* WRITTEN INSTRUCTION
Nothing in the data should change when you return it, but leave the pictures out.

⁂

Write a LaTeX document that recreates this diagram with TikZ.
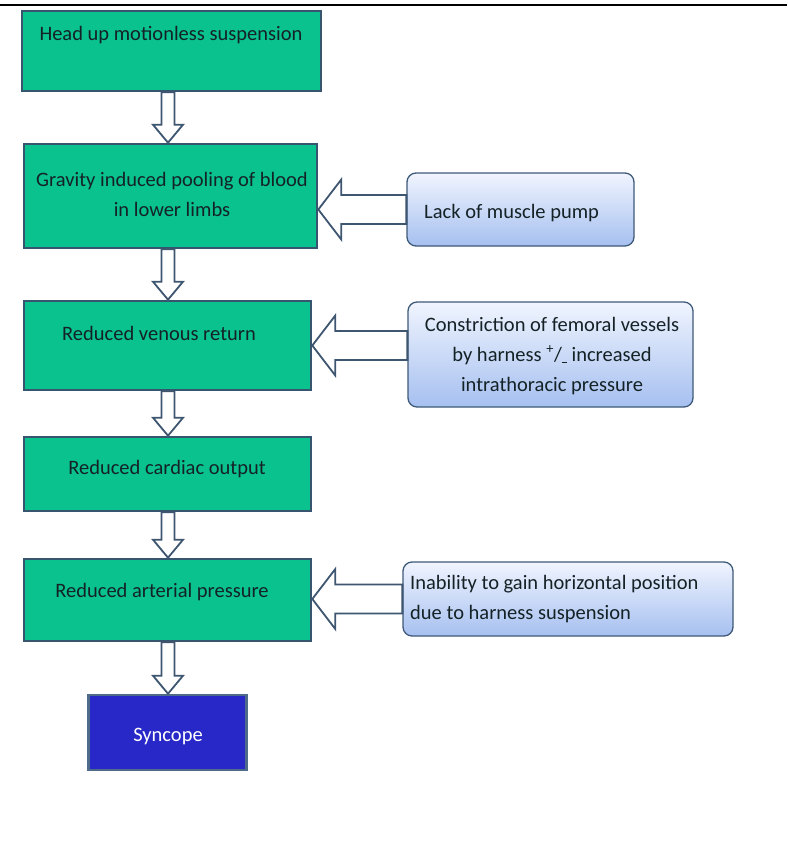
\documentclass[tikz,border=0pt]{standalone}
\usepackage{fontspec}
\setmainfont{Carlito}
\usetikzlibrary{calc}
\definecolor{boxgreen}{RGB}{10,194,142}
\definecolor{edgeteal}{RGB}{55,85,111}
\definecolor{arrowedge}{RGB}{62,86,112}
\definecolor{bluetop}{RGB}{240,244,254}
\definecolor{bluebot}{RGB}{166,192,240}
\definecolor{blueedge}{RGB}{63,90,120}
\definecolor{syncfill}{RGB}{40,40,200}
\definecolor{syncedge}{RGB}{79,107,138}
\definecolor{txtdark}{RGB}{20,34,38}
\tikzset{
  greenbox/.style={draw=edgeteal, fill=boxgreen, line width=2.6pt, inner sep=0pt},
  bluebox/.style={draw=blueedge, line width=1.3pt, rounded corners=9pt, top color=bluetop, bottom color=bluebot, inner sep=0pt},
  syncbox/.style={draw=syncedge, fill=syncfill, line width=2.6pt, inner sep=0pt},
  lbl/.style={font=\fontsize{20.5}{30}\selectfont, text=txtdark, inner sep=0pt},
  blk/.style={draw=arrowedge, fill=white, line width=1.8pt, line join=miter},
}
\newcommand\downblock[2]{%
  \draw[blk] let \p1=(#1), \p2=(#2) in
    (\x2-6.5pt,\y1) -- (\x2-6.5pt,\y2+18pt) -- (\x2-15pt,\y2+18pt) -- (\x2,\y2)
    -- (\x2+15pt,\y2+18pt) -- (\x2+6.5pt,\y2+18pt) -- (\x2+6.5pt,\y1) -- cycle;}
\newcommand\leftblock[2]{%
  \draw[blk] let \p1=(#1), \p2=(#2) in
    (\x1,\y2+14.5pt) -- (\x2+23pt,\y2+14.5pt) -- (\x2+23pt,\y2+30pt) -- (\x2,\y2)
    -- (\x2+23pt,\y2-30pt) -- (\x2+23pt,\y2-14.5pt) -- (\x1,\y2-14.5pt) -- cycle;}
\begin{document}
\begin{tikzpicture}[x=1pt,y=-1pt]
\fill[white] (0,0) rectangle (787,843);
\useasboundingbox (0,0) rectangle (787,843);
% top rule
\draw[line width=2pt] (0,5) -- (787,5);
% green boxes
\node[greenbox, minimum width=299pt, minimum height=80pt] (b1) at (171.5,51) {};
\node[greenbox, minimum width=293pt, minimum height=104pt] (b2) at (170.5,196) {};
\node[greenbox, minimum width=287pt, minimum height=89pt] (b3) at (167.5,345.5) {};
\node[greenbox, minimum width=287pt, minimum height=74pt] (b4) at (167.5,474) {};
\node[greenbox, minimum width=287pt, minimum height=82pt] (b5) at (167.5,600) {};
\node[syncbox, minimum width=158pt, minimum height=75pt] (b6) at (167.5,732.5) {};
% side boxes
\node[bluebox, minimum width=227pt, minimum height=73pt] (s1) at (520.5,209.5) {};
\node[bluebox, minimum width=285pt, minimum height=105pt] (s2) at (550.5,354.5) {};
\node[bluebox, minimum width=330pt, minimum height=74pt] (s3) at (568,599) {};
% labels
\node[lbl] (t1) at (171,35) {Head up motionless suspension};
\node[lbl, align=center] (t2) at (172,194) {Gravity induced pooling of blood\\in lower limbs};
\node[lbl] (t3) at (159,333) {Reduced venous return};
\node[lbl] (t4) at (167,469) {Reduced cardiac output};
\node[lbl] (t5) at (162,592) {Reduced arterial pressure};
\node[lbl, text=white] (t6) at (168,736) {Syncope};
\node[lbl, anchor=west] (u1) at (424,213) {Lack of muscle pump};
\node[lbl, align=center] (u2) at (552,356) {Constriction of femoral vessels\\by harness \textsuperscript{+}/\raisebox{-2pt}{\rule{5pt}{1.2pt}} increased\\intrathoracic pressure};
\node[lbl, align=left, anchor=west] (u3) at (410,599) {Inability to gain horizontal position\\due to harness suspension};
% arrow column
\coordinate (ax) at (168,0);
\downblock{b1.south}{b2.north -| ax}
\downblock{b2.south}{b3.north -| ax}
\downblock{b3.south}{b4.north -| ax}
\downblock{b4.south}{b5.north -| ax}
\downblock{b5.south}{b6.north -| ax}
% side arrows
\leftblock{s1.west}{b2.east |- s1.west}
\leftblock{s2.west}{b3.east}
\leftblock{s3.west}{b5.east |- s3.west}
\end{tikzpicture}
\end{document}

⁂

* ANSWER IN FULL
Write a LaTeX document that recreates this diagram with TikZ.
\documentclass[tikz,border=0pt]{standalone}
\usepackage{fontspec}
\setmainfont{Carlito}
\usetikzlibrary{calc}
\definecolor{boxgreen}{RGB}{10,194,142}
\definecolor{edgeteal}{RGB}{55,85,111}
\definecolor{arrowedge}{RGB}{62,86,112}
\definecolor{bluetop}{RGB}{240,244,254}
\definecolor{bluebot}{RGB}{166,192,240}
\definecolor{blueedge}{RGB}{63,90,120}
\definecolor{syncfill}{RGB}{40,40,200}
\definecolor{syncedge}{RGB}{79,107,138}
\definecolor{txtdark}{RGB}{20,34,38}
\tikzset{
  greenbox/.style={draw=edgeteal, fill=boxgreen, line width=2.6pt, inner sep=0pt},
  bluebox/.style={draw=blueedge, line width=1.3pt, rounded corners=9pt, top color=bluetop, bottom color=bluebot, inner sep=0pt},
  syncbox/.style={draw=syncedge, fill=syncfill, line width=2.6pt, inner sep=0pt},
  lbl/.style={font=\fontsize{20.5}{30}\selectfont, text=txtdark, inner sep=0pt},
  blk/.style={draw=arrowedge, fill=white, line width=1.8pt, line join=miter},
}
\newcommand\downblock[2]{%
  \draw[blk] let \p1=(#1), \p2=(#2) in
    (\x2-6.5pt,\y1) -- (\x2-6.5pt,\y2+18pt) -- (\x2-15pt,\y2+18pt) -- (\x2,\y2)
    -- (\x2+15pt,\y2+18pt) -- (\x2+6.5pt,\y2+18pt) -- (\x2+6.5pt,\y1) -- cycle;}
\newcommand\leftblock[2]{%
  \draw[blk] let \p1=(#1), \p2=(#2) in
    (\x1,\y2+14.5pt) -- (\x2+23pt,\y2+14.5pt) -- (\x2+23pt,\y2+30pt) -- (\x2,\y2)
    -- (\x2+23pt,\y2-30pt) -- (\x2+23pt,\y2-14.5pt) -- (\x1,\y2-14.5pt) -- cycle;}
\begin{document}
\begin{tikzpicture}[x=1pt,y=-1pt]
\fill[white] (0,0) rectangle (787,843);
\useasboundingbox (0,0) rectangle (787,843);
% top rule
\draw[line width=2pt] (0,5) -- (787,5);
% green boxes
\node[greenbox, minimum width=299pt, minimum height=80pt] (b1) at (171.5,51) {};
\node[greenbox, minimum width=293pt, minimum height=104pt] (b2) at (170.5,196) {};
\node[greenbox, minimum width=287pt, minimum height=89pt] (b3) at (167.5,345.5) {};
\node[greenbox, minimum width=287pt, minimum height=74pt] (b4) at (167.5,474) {};
\node[greenbox, minimum width=287pt, minimum height=82pt] (b5) at (167.5,600) {};
\node[syncbox, minimum width=158pt, minimum height=75pt] (b6) at (167.5,732.5) {};
% side boxes
\node[bluebox, minimum width=227pt, minimum height=73pt] (s1) at (520.5,209.5) {};
\node[bluebox, minimum width=285pt, minimum height=105pt] (s2) at (550.5,354.5) {};
\node[bluebox, minimum width=330pt, minimum height=74pt] (s3) at (568,599) {};
% labels
\node[lbl] (t1) at (171,35) {Head up motionless suspension};
\node[lbl, align=center] (t2) at (172,194) {Gravity induced pooling of blood\\in lower limbs};
\node[lbl] (t3) at (159,333) {Reduced venous return};
\node[lbl] (t4) at (167,469) {Reduced cardiac output};
\node[lbl] (t5) at (162,592) {Reduced arterial pressure};
\node[lbl, text=white] (t6) at (168,736) {Syncope};
\node[lbl, anchor=west] (u1) at (424,213) {Lack of muscle pump};
\node[lbl, align=center] (u2) at (552,356) {Constriction of femoral vessels\\by harness \textsuperscript{+}/\raisebox{-2pt}{\rule{5pt}{1.2pt}} increased\\intrathoracic pressure};
\node[lbl, align=left, anchor=west] (u3) at (410,599) {Inability to gain horizontal position\\due to harness suspension};
% arrow column
\coordinate (ax) at (168,0);
\downblock{b1.south}{b2.north -| ax}
\downblock{b2.south}{b3.north -| ax}
\downblock{b3.south}{b4.north -| ax}
\downblock{b4.south}{b5.north -| ax}
\downblock{b5.south}{b6.north -| ax}
% side arrows
\leftblock{s1.west}{b2.east |- s1.west}
\leftblock{s2.west}{b3.east}
\leftblock{s3.west}{b5.east |- s3.west}
\end{tikzpicture}
\end{document}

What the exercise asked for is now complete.